Week 2 – Meet the Accelerometers

This Microbit page introduces the accelerometers quite well:
and provides a first program:

Basic accelerometer program.py
The accelerometers measure how fast the microbit device is accelerating. Acceleration is the rate of increase of speed, and is often mentioned when people speak about cars, for example when someone says “…it accelerates well from traffic lights …” they are talking about the rate of increase of speed of the car.

When we talk about the acceleration of a car, it is ‘relative’ to the forward direction of the car.
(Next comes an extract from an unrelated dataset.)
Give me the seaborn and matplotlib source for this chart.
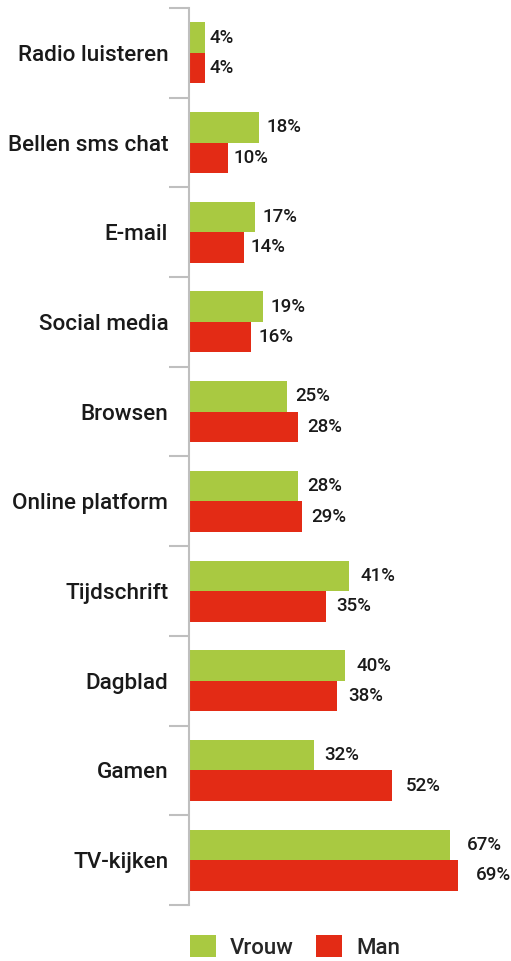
import matplotlib
matplotlib.use("Agg")
import matplotlib.pyplot as plt
from matplotlib.patches import Patch
import seaborn as sns
import pandas as pd

categories = ["Radio luisteren", "Bellen sms chat", "E-mail", "Social media", "Browsen",
              "Online platform", "Tijdschrift", "Dagblad", "Gamen", "TV-kijken"]
vrouw = [4, 18, 17, 19, 25, 28, 41, 40, 32, 67]
man = [4, 10, 14, 16, 28, 29, 35, 38, 52, 69]
series = ["Vrouw", "Man"]
colors = {"Vrouw": "#A9C941", "Man": "#E32B15"}

df = pd.DataFrame({
    "categorie": categories * 2,
    "waarde": vrouw + man,
    "geslacht": ["Vrouw"] * len(categories) + ["Man"] * len(categories),
})

sns.set_style("white")
plt.rcParams["font.family"] = ["Roboto", "DejaVu Sans"]

fig = plt.figure(figsize=(5.11, 9.61), dpi=100)
ax = fig.add_axes([189 / 511, 56 / 961, 311 / 511, 897 / 961])

sns.barplot(data=df, y="categorie", x="waarde", hue="geslacht", order=categories,
            hue_order=series, palette=colors, orient="h", width=0.68, gap=0,
            saturation=1, linewidth=0, legend=False, ax=ax)

# value labels just right of each bar
for container, vals in zip(ax.containers, [vrouw, man]):
    for bar, v in zip(container, vals):
        y = bar.get_y() + bar.get_height() / 2
        ax.text(v * 1.05 + 1.0, y, f"{v}%", va="center", ha="left",
                fontsize=13.5, color="#1a1a1a", fontweight="medium")

ax.set_xlim(0, 311 / 3.9)
ax.set_ylim(len(categories) - 0.5, -0.5)
ax.set_xlabel("")
ax.set_ylabel("")
ax.set_xticks([])

for s in ["top", "right", "bottom"]:
    ax.spines[s].set_visible(False)
ax.spines["left"].set_color("#BFBFBF")
ax.spines["left"].set_linewidth(1.5)

ax.set_yticks(range(len(categories)))
ax.set_yticklabels(categories, fontsize=16.2, fontweight="medium", color="#1a1a1a")
ax.tick_params(axis="y", which="major", length=0, pad=15)
ax.set_yticks([i - 0.5 for i in range(len(categories) + 1)], minor=True)
ax.tick_params(axis="y", which="minor", length=14.5, width=1.5, color="#BFBFBF", left=True)

handles = [Patch(facecolor=colors[s], edgecolor="none", label=s) for s in series]
fig.legend(handles=handles, loc="upper left", bbox_to_anchor=(190 / 511, 1 - 935 / 961),
           ncol=2, frameon=False, handlelength=1.17, handleheight=1.17,
           handletextpad=0.63, columnspacing=1.0, borderpad=0, borderaxespad=0,
           prop={"size": 16, "weight": "medium"})

fig.savefig("out.png", dpi=100)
The car could also move in two other directions (measured relative to the driver sat in the front seat) – sideways (for example if it was hit by a lorry pulling out of a side road), or upwards/downwards (this would be unusual).

With the microbit, it reports acceleration along three axis:
X – tilting from left to right.
Y – tilting forwards and backwards.
Z – moving up and down.
(so a bit different as tilting isnt the same as moving in a direction, and I am used to x and y being at right angles, like the axis on a graph )

From what we were saying above, we might expect that if the microbit was sitting still on a table, it would not be accelerating in any direction.

When you run the program above, you need to ‘Open Serial’ to look at the values printed out, which shows the three values:
x, y and z values from the accelerometers
The interesting thing about this first program was that when the microbit was perfectly still, and importantly flat on a table, with the lights down, the ‘absolute’ (ie ignoring whether they are positive or negative) values for x/y/z were:
x: about 8
y: about 60
z: about 1000

I think I can explain these: the x- and y- values are not zero as the microbit does not sit exactly flat on my desk. If I tilt the microbit up or down from the side, I can change the x-value, and similarly, tilting it up and down, it changes the y-value.

The x- and y- values change a small amount every time they are output (and the numbers are always divisible by 4), but we can ignore this for now.

I can also explain the z value – this is the because gravity is acting on the micro bit. Having looked it up, an accelerometer is a tiny weight on a tiny spring, the more it moves, the more the current it generates. This video gives an explanation.

If I tilt the microbit, I can get the y value to zero, and again, if I tilt it sideways, I can get the x-value to zero.